A 6.5-foot (2-meter) long remote-controlled underwater vehicle called the Seaglider will gather similar measurements, but at depths as much as 3,200 feet (1,000 meters). On board the ship, samples will be collected for genomic sequencers to assess the composition of the phytoplankton, zooplankton, bacterial and archaeal communities. New microscopic imaging tools also will be used by EXPORTS scientists, including a high throughput microscope called the Imaging FlowCytobot that will provide real-time, high-resolution images of billions of individual phytoplankton. The Underwater Vision Profiler will measure the sizes of sinking aggregate particles and collect images of zooplankton organisms.

Mounted on the ship’s superstructure will be optical instruments that will measure the ocean’s color at very high spectral resolution, from the ultraviolet wavelengths to the shortwave infrared bands of the electromagnetic spectrum. Phytoplankton have distinct spectral “signatures” — colors of light they absorb and scatter. By identifying those signatures scientists will be able to develop algorithms for future satellite ocean color missions such as NASA’s Plankton, Aerosol, Cloud, ocean Ecosystem (PACE) mission. From space, PACE will use similar optical instruments to distinguish the type and amount of phytoplankton present in the ocean.

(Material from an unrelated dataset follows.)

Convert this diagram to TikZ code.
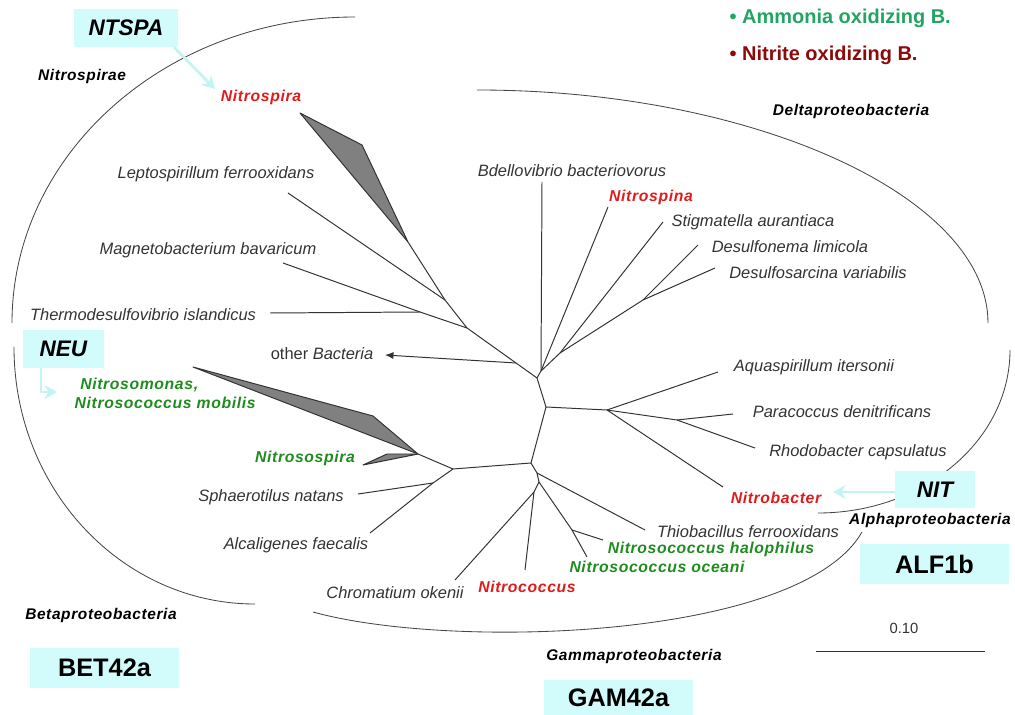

“What we will learn from EXPORTS will give us a deeper understanding of how plankton species and other microorganisms such as bacteria interact with their environment,” said Bontempi. “Not only will we be able to use this information to develop new approaches to identifying and quantifying plankton species from space, we’ll be able to predict how much carbon will cycle back into the atmosphere and how much will be transported to the ocean depths for the long term.”

This information will be important — perhaps even vital — as the Earth seeks to find equilibrium in response to the increasing amount of greenhouse gases.

“The carbon humans are putting into the atmosphere is warming Earth,” said Mike Sieracki, a program director in the National Science Foundation’s Division of Ocean Sciences. “Much of that carbon eventually finds its way into the ocean and is transported to the deep ocean, where it is sequestered and will not return to the atmosphere for a long time. This project will help us understand the biological and chemical processes that remove the carbon, and establish a foundation for monitoring these processes as the climate changes.”